**AIM**
The data below holds a line containing "Recreate this image" and a line containing "var chart = echarts.init(document.getElementById('main'));"; please quote exactly those two lines and every line between them, and nothing else.

**RECORDS FOR THIS EXERCISE**
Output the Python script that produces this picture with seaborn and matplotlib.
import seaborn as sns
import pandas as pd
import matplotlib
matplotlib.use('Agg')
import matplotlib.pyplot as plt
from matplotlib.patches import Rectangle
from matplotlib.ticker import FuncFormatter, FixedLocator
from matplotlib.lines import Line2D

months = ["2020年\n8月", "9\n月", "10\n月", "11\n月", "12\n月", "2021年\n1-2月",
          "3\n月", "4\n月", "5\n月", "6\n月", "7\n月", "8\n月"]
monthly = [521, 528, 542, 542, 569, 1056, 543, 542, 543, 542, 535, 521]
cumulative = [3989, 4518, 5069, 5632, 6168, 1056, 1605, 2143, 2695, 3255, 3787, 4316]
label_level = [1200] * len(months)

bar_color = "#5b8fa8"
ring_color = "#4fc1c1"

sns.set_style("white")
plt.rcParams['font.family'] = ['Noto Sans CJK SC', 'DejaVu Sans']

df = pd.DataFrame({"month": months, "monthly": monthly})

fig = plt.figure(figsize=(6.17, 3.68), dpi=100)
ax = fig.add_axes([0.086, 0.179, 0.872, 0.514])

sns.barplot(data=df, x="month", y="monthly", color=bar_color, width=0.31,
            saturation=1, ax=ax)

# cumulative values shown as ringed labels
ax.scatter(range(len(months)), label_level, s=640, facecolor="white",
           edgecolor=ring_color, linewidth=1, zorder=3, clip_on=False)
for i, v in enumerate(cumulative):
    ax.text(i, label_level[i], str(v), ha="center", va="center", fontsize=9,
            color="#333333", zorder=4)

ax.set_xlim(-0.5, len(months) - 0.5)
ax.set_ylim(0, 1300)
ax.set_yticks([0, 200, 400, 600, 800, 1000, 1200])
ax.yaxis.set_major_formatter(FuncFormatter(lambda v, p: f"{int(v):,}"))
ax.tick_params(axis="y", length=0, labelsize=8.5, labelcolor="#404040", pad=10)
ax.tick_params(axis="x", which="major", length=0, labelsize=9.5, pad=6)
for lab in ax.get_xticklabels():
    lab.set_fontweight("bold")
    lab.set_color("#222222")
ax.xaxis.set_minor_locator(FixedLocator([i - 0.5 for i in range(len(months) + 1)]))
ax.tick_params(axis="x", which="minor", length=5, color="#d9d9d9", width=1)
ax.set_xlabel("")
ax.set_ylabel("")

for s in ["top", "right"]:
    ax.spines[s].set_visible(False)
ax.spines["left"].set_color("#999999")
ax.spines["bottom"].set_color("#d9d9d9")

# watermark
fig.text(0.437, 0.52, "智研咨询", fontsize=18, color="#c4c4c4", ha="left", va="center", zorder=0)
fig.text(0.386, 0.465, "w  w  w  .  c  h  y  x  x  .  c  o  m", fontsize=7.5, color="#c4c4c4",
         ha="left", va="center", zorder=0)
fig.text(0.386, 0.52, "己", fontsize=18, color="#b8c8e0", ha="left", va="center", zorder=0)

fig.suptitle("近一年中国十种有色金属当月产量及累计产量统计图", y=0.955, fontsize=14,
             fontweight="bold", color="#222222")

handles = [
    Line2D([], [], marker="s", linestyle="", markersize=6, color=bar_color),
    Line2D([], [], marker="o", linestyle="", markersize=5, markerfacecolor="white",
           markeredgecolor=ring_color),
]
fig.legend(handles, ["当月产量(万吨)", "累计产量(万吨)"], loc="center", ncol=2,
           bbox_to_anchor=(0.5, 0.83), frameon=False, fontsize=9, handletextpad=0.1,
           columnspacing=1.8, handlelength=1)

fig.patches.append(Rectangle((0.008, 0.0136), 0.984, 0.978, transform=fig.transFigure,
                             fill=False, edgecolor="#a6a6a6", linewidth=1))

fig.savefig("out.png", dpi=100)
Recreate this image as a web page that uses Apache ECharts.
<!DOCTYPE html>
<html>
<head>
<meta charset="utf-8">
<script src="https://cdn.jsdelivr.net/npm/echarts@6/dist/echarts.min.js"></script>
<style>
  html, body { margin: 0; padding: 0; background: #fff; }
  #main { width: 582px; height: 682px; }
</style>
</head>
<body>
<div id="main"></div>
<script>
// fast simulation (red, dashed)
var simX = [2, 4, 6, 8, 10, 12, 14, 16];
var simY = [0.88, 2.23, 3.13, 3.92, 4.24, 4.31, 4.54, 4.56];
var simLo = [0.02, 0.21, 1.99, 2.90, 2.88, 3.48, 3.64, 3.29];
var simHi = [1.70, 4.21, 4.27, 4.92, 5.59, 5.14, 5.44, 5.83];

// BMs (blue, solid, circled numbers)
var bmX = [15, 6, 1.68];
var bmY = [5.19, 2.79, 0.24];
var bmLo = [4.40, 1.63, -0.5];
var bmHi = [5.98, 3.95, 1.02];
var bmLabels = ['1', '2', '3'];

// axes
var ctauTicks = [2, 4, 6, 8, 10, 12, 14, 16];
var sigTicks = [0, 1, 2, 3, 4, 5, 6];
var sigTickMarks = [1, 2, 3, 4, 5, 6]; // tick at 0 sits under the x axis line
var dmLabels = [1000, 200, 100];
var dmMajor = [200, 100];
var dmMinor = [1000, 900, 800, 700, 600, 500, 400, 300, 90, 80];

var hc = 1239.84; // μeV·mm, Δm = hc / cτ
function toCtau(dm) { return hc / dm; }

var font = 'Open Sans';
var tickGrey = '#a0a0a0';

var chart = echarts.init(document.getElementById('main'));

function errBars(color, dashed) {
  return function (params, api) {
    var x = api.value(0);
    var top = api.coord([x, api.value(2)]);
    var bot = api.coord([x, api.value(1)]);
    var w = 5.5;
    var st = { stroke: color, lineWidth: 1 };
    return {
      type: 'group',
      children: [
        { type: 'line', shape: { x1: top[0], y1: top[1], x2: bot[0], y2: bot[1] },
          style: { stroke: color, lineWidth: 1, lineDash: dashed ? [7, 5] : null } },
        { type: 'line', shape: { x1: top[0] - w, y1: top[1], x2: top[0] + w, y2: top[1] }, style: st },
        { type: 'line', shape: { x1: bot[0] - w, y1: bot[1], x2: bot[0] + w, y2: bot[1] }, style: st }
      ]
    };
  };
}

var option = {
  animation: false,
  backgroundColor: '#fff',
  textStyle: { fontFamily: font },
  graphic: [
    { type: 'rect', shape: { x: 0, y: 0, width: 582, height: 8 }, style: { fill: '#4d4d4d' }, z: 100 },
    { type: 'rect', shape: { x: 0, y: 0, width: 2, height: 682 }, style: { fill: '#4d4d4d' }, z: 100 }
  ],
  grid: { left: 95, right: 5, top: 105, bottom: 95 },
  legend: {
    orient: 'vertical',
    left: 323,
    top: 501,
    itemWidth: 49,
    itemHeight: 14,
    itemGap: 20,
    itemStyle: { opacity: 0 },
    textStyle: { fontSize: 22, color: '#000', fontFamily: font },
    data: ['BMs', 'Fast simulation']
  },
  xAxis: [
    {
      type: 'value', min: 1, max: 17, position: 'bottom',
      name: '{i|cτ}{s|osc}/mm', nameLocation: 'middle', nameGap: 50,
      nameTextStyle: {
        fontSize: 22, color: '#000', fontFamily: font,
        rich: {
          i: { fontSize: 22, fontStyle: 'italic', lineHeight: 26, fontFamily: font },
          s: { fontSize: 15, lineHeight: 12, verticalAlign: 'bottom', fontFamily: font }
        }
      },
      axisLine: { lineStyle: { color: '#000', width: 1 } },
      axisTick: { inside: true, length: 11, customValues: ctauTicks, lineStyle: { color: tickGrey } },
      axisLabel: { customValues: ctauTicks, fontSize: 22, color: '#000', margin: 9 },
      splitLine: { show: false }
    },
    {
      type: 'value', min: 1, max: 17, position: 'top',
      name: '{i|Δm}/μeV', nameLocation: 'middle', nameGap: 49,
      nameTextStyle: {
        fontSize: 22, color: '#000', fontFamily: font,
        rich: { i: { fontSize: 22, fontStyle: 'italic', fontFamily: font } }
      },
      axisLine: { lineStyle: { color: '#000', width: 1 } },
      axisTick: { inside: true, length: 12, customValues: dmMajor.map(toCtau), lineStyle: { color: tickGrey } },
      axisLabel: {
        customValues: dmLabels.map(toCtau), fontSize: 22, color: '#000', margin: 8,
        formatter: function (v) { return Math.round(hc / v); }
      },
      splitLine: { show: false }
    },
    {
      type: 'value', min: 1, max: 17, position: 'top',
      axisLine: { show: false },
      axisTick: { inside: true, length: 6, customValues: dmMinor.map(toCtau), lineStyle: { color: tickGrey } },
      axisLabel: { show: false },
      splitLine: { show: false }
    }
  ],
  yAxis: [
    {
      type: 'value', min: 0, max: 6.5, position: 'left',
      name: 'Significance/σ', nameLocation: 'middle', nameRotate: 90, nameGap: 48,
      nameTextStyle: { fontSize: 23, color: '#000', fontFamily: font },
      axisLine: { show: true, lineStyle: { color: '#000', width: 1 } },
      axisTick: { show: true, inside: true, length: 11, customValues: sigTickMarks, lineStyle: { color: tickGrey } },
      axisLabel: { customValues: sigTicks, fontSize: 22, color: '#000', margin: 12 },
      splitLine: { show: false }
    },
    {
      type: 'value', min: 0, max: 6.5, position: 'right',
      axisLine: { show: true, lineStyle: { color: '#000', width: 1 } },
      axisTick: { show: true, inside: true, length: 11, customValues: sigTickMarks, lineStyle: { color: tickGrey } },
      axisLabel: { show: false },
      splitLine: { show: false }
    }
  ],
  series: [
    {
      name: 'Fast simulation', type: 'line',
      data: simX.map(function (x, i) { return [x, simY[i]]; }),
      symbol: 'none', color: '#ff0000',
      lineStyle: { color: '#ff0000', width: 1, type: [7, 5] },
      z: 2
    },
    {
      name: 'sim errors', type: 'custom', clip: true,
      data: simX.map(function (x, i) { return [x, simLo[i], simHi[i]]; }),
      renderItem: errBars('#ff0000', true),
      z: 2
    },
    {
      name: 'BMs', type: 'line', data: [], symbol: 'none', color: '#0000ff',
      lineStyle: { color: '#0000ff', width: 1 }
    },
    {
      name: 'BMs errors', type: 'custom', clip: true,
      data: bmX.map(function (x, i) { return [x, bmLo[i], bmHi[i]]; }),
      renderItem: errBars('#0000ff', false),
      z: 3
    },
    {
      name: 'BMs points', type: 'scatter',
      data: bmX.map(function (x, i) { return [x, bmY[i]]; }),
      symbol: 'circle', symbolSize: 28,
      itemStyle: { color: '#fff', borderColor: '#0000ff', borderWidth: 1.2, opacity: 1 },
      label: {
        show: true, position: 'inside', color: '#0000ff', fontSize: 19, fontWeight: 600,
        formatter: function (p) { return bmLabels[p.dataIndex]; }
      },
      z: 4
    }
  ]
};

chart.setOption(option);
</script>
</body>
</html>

**ANSWER TO THIS TASK**
Recreate this image as a web page that uses Apache ECharts.
<!DOCTYPE html>
<html>
<head>
<meta charset="utf-8">
<script src="https://cdn.jsdelivr.net/npm/echarts@6/dist/echarts.min.js"></script>
<style>
  html, body { margin: 0; padding: 0; background: #fff; }
  #main { width: 582px; height: 682px; }
</style>
</head>
<body>
<div id="main"></div>
<script>
// fast simulation (red, dashed)
var simX = [2, 4, 6, 8, 10, 12, 14, 16];
var simY = [0.88, 2.23, 3.13, 3.92, 4.24, 4.31, 4.54, 4.56];
var simLo = [0.02, 0.21, 1.99, 2.90, 2.88, 3.48, 3.64, 3.29];
var simHi = [1.70, 4.21, 4.27, 4.92, 5.59, 5.14, 5.44, 5.83];

// BMs (blue, solid, circled numbers)
var bmX = [15, 6, 1.68];
var bmY = [5.19, 2.79, 0.24];
var bmLo = [4.40, 1.63, -0.5];
var bmHi = [5.98, 3.95, 1.02];
var bmLabels = ['1', '2', '3'];

// axes
var ctauTicks = [2, 4, 6, 8, 10, 12, 14, 16];
var sigTicks = [0, 1, 2, 3, 4, 5, 6];
var sigTickMarks = [1, 2, 3, 4, 5, 6]; // tick at 0 sits under the x axis line
var dmLabels = [1000, 200, 100];
var dmMajor = [200, 100];
var dmMinor = [1000, 900, 800, 700, 600, 500, 400, 300, 90, 80];

var hc = 1239.84; // μeV·mm, Δm = hc / cτ
function toCtau(dm) { return hc / dm; }

var font = 'Open Sans';
var tickGrey = '#a0a0a0';

var chart = echarts.init(document.getElementById('main'));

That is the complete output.